Underscoring the Biden administration’s complicitly in keeping kids in schools and parents on the job, the Centers for Disease Control and Prevention (CDC) has now said that those who are actively infectious with COVID-19 could return to schools or workplaces. The American Academy of Pediatrics (AAP) followed with new guidelines allowing school attendance for those with “mild” diarrhea and vomiting. This is a recipe for more disease and death and amounts to the repudiation of public health.
Other illnesses are also on the rise for a variety of reasons stemming from pollution and climate change—also the product of the insatiable drive for capitalist profit-making. For example, asthma has doubled since 1980, especially in urban areas.
Secondly, more children are missing school because of growing poverty. Unreliable transportation, hunger, a lack of clothing, and limited necessary school supplies, including internet access—all cause children to miss school.
Worst of all, the spread of deep poverty means the rise of homelessness. Since the 2006-2007 school year, student homelessness is up 77 percent. In the 2021-2022 school year, nearly 1.2 million children were homeless. In New York City alone, the number of students experiencing homelessness grew to more than 146,000 last school year, an increase of 26,000 students, according to a recent report.
Students experiencing homelessness are chronically absent from school at a rate at least twice that of the overall student population. The nonprofit SchoolHouse Connection explains, “The mobility, poverty, and trauma associated with homelessness affects students’ emotional and physical health, hygiene, preparedness for school, transportation options, and other factors that increase absenteeism.”
Ed Research, created by the Annenberg Institute at Brown University, concludes, “Students who walk through dangerous neighborhoods to get to school or who have long commutes to school have lower attendance rates. Districts located in cities with higher rates of asthma and colder weather have a higher percentage of chronically absent students. Poor classroom ventilation is associated with increased absences due to illness.” And they add, “Students living in neighborhoods with higher poverty levels, lower homeownership rates, and more violent crimes have more absences.”
Seizing on absenteeism for a right-wing political agenda
Chronic absentee numbers make no allowance for these massive social problems. In fact, the statistic even fails to distinguish between “excused” and “unexcused” absences.
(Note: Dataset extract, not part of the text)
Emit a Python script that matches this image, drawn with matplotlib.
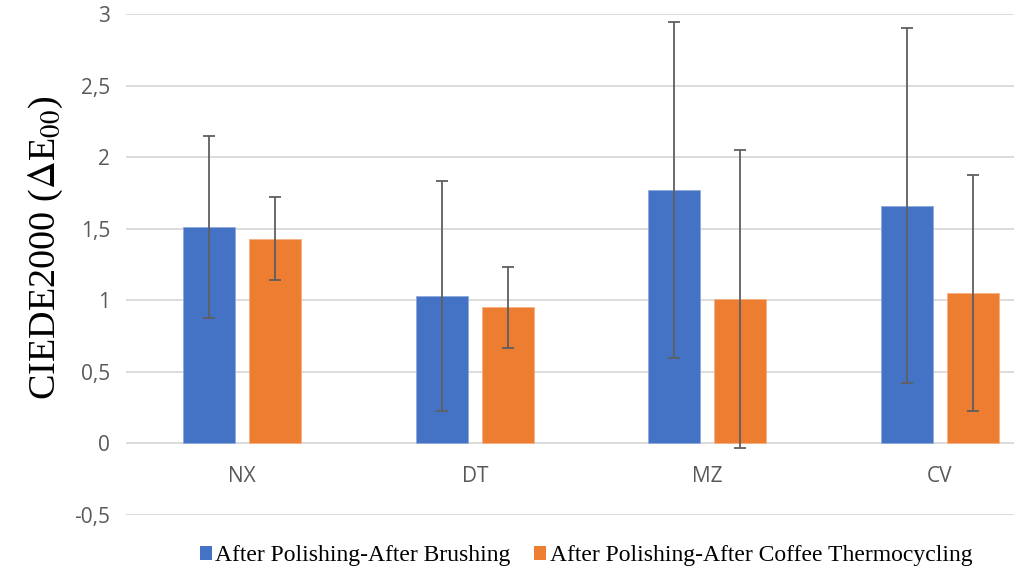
import matplotlib
matplotlib.use("Agg")
import matplotlib.pyplot as plt
import numpy as np
from matplotlib.patches import Patch

categories = ["NX", "DT", "MZ", "CV"]
brushing = [1.51, 1.03, 1.77, 1.66]
brushing_err = [0.635, 0.80, 1.175, 1.24]
coffee = [1.43, 0.95, 1.01, 1.05]
coffee_err = [0.29, 0.28, 1.04, 0.825]
yticks = [-0.5, 0, 0.5, 1, 1.5, 2, 2.5, 3]
ytick_labels = ["-0,5", "0", "0,5", "1", "1,5", "2", "2,5", "3"]
series_names = ["After Polishing-After Brushing", "After Polishing-After Coffee Thermocycling"]

blue = "#4472C4"
orange = "#ED7D31"
grid_c = "#D9D9D9"
err_c = "#5F5F5F"
tick_c = "#595959"

W, H = 1014, 577
fig = plt.figure(figsize=(W / 100, H / 100), dpi=100)
ax = fig.add_axes([126 / W, (H - 515) / H, 930 / W, 501 / H])

x = np.arange(len(categories))
off = 0.142
bw = 0.224
ax.bar(x - off, brushing, bw, color=blue, edgecolor="#8FAADC", linewidth=0.6, zorder=2)
ax.bar(x + off, coffee, bw, color=orange, edgecolor="#F4B183", linewidth=0.6, zorder=2)
ax.errorbar(x - off, brushing, yerr=brushing_err, fmt="none", ecolor=err_c,
            elinewidth=1.3, capsize=4.5, capthick=1.3, zorder=3)
ax.errorbar(x + off, coffee, yerr=coffee_err, fmt="none", ecolor=err_c,
            elinewidth=1.3, capsize=4.5, capthick=1.3, zorder=3)

ax.set_xlim(-0.5, len(categories) - 0.5)
ax.set_ylim(-0.5, 3)
ax.set_yticks(yticks)
ax.set_yticklabels(ytick_labels, fontsize=15, color=tick_c, family="Open Sans")
ax.tick_params(axis="y", length=0, pad=11.5)
ax.set_xticks([])
for s in ax.spines.values():
    s.set_visible(False)
for yv in yticks:
    ax.axhline(yv, color=grid_c, linewidth=1.3, zorder=1)

for xi, c in zip(x, categories):
    ax.text(xi, -0.23, c, ha="center", va="center", fontsize=15, color=tick_c,
            family="Open Sans")

plt.rcParams["mathtext.fontset"] = "stix"
fig.text(46 / W, 1 - 248 / H, r"CIEDE2000 ($\Delta$E$_{00}$)", rotation=90,
         ha="center", va="center", fontsize=27.5, family="Liberation Serif")

handles = [Patch(facecolor=blue), Patch(facecolor=orange)]
fig.legend(handles, series_names, loc="center", bbox_to_anchor=(586 / W, 1 - 556 / H),
           ncol=2, frameon=False, prop={"family": "Liberation Serif", "size": 17},
           handlelength=0.5, handleheight=0.5, handletextpad=0.15, columnspacing=1.0)

fig.savefig("out.png", dpi=100)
Therefore, as noted above, the CDC guidelines call for sick children to be in school.
Chronic absenteeism as a metric first came into wide use to meet the requirements of former Democratic President Obama’s 2015 Every Student Succeeds Act (ESSA). ESSA continued its predecessor’s (Race to the Top) emphasis on standardized test scores and added state accountability criteria, often measured by attendance rates. ESSA mandated the labeling of “failing schools” and victimized those that served impoverished children in order to promote charters and other privatization measures. The first year measured specifically for chronic absenteeism, 2015, already showed 7 million students missing 10 percent or more of the school year.
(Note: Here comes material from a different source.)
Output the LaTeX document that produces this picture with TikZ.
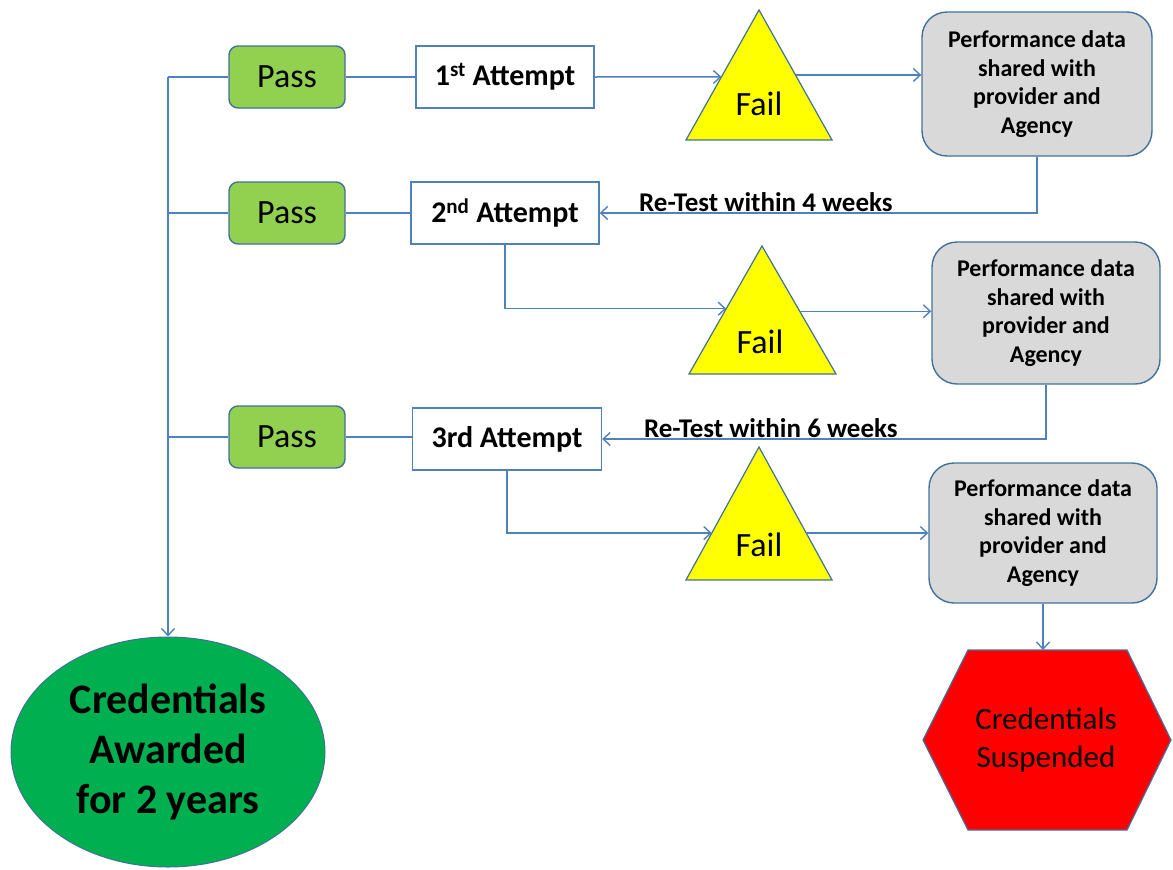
\documentclass[tikz,border=0pt]{standalone}
\usepackage{fontspec}
\setmainfont{Carlito}
\usetikzlibrary{arrows.meta,calc,shapes.geometric}
\definecolor{ln}{HTML}{4F81BD}
\definecolor{bd}{HTML}{41719C}
\definecolor{passg}{HTML}{92D050}
\definecolor{perfg}{HTML}{D9D9D9}
\definecolor{credg}{HTML}{00B050}
\definecolor{tri}{HTML}{FFFF00}
\definecolor{susp}{HTML}{FF0000}
\begin{document}
\begin{tikzpicture}[x=1pt,y=-1pt,
  conn/.style={draw=ln, line width=1.5pt},
  arr/.style={conn, -{Straight Barb[length=7pt,width=13pt,line width=1.4pt]}},
  passbox/.style={draw=bd, line width=1.4pt, fill=passg, rounded corners=9pt, minimum width=116pt, minimum height=62pt, inner sep=0pt, font=\fontsize{34}{40}\selectfont},
  attbox/.style={draw=ln, line width=1.4pt, fill=white, minimum height=62pt, inner sep=0pt, font=\bfseries\fontsize{30}{36}\selectfont},
  perfbox/.style={draw=bd, line width=1.4pt, fill=perfg, rounded corners=25pt, minimum width=230pt, minimum height=144pt, inner sep=0pt, align=center, font=\bfseries\fontsize{24}{28.7}\selectfont},
  trishape/.style={draw=bd, line width=1.2pt, fill=tri},
  faillbl/.style={font=\fontsize{34}{40}\selectfont, inner sep=0pt},
  retest/.style={font=\bfseries\fontsize{27}{32}\selectfont, anchor=base, inner sep=0pt, yshift=2pt}
]
\useasboundingbox (0,0) rectangle (1173,870);

% Pass boxes
\node[passbox] (pass1) at (287,77) {Pass};
\node[passbox] (pass2) at (287,213) {Pass};
\node[passbox] (pass3) at (287,437) {Pass};

% Attempt boxes
\node[attbox, minimum width=178pt] (att1) at (505,77) {1\textsuperscript{st} Attempt};
\node[attbox, minimum width=188pt] (att2) at (505,213) {2\textsuperscript{nd} Attempt};
\node[attbox, minimum width=189pt] (att3) at (507,439) {3rd Attempt};

% Triangles
\draw[trishape] (759,10) coordinate (t1a) -- (832,140) coordinate (t1r) -- (686,140) coordinate (t1l) -- cycle;
\node[faillbl] (f1) at (759,104) {Fail};
\draw[trishape] (762,246) coordinate (t2a) -- (836,374) coordinate (t2r) -- (689,374) coordinate (t2l) -- cycle;
\node[faillbl] (f2) at (760,342) {Fail};
\draw[trishape] (759,447) coordinate (t3a) -- (832,580) coordinate (t3r) -- (686,580) coordinate (t3l) -- cycle;
\node[faillbl] (f3) at (759,545) {Fail};

\coordinate (t1in) at ($(t1a)!0.515!(t1l)$);
\coordinate (t1out) at ($(t1a)!0.5!(t1r)$);
\coordinate (t2in) at ($(t2a)!0.49!(t2l)$);
\coordinate (t2out) at ($(t2a)!0.51!(t2r)$);
\coordinate (t3in) at ($(t3a)!0.647!(t3l)$);
\coordinate (t3out) at ($(t3a)!0.647!(t3r)$);

% Performance boxes
\node[perfbox] (perf1) at (1037,84) {Performance data\\shared with\\provider and\\Agency};
\node[perfbox, minimum width=228pt, minimum height=142pt] (perf2) at (1046,313) {Performance data\\shared with\\provider and\\Agency};
\node[perfbox, minimum width=228pt, minimum height=140pt] (perf3) at (1043,533) {Performance data\\shared with\\provider and\\Agency};

% Credentials awarded
\node[ellipse, draw=bd, line width=1pt, fill=credg, minimum width=314pt, minimum height=230pt, inner sep=0pt, align=center, font=\bfseries\fontsize{42}{50}\selectfont] (cred) at (168,752) {Credentials\\Awarded\\for 2 years};

% Credentials suspended (hexagon)
\draw[draw=bd, line width=1.2pt, fill=susp] (968,650) -- (1127,650) -- (1171,740) -- (1127,830) -- (968,830) -- (923,740) -- cycle;
\coordinate (hextop) at (1043,650);
\node[align=center, inner sep=0pt, font=\fontsize{31}{38}\selectfont] (susplbl) at (1046,740) {Credentials\\Suspended};

% Left trunk
\coordinate (trunk) at (168,77);
\draw[conn] (trunk) -- (pass1.west);
\draw[conn] (pass2.west -| trunk) -- (pass2.west);
\draw[conn] (pass3.west -| trunk) -- (pass3.west);
\draw[arr] (trunk) -- (cred.north);

% Pass to attempts
\draw[conn] (pass1.east) -- (pass1.east -| att1.west);
\draw[conn] (pass2.east) -- (pass2.east -| att2.west);
\draw[conn] (pass3.east) -- (pass3.east -| att3.west);

% Attempts to Fail
\draw[arr] (att1.east) -- (t1in);
\draw[arr] (att2.south) |- (t2in);
\draw[arr] (att3.south) |- (t3in);

% Fail to performance
\draw[arr] (t1out) -- (t1out -| perf1.west);
\draw[arr] (t2out) -- (t2out -| perf2.west);
\draw[arr] (t3out) -- (t3out -| perf3.west);

% Re-tests
\draw[arr] (perf1.south) |- (att2.east) node[retest, pos=0.81] {Re-Test within 4 weeks};
\draw[arr] (perf2.south) |- (att3.east) node[retest, pos=0.81] {Re-Test within 6 weeks};

% Suspended
\draw[arr] (perf3.south) -- (hextop);
\end{tikzpicture}
\end{document}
Now, the mantra of addressing “learning loss from lockdowns” has become the political justification for school privatization and the total subordination of education to profit interests. Only a solution that addresses the root cause of social distress and poverty can create the conditions to adequately inspire and educate the next generation. The trillions currently squandered on war and the stock portfolios of the billionaires must be redirected to the social needs of mankind. This requires the ending of capitalism and the establishment of socialism.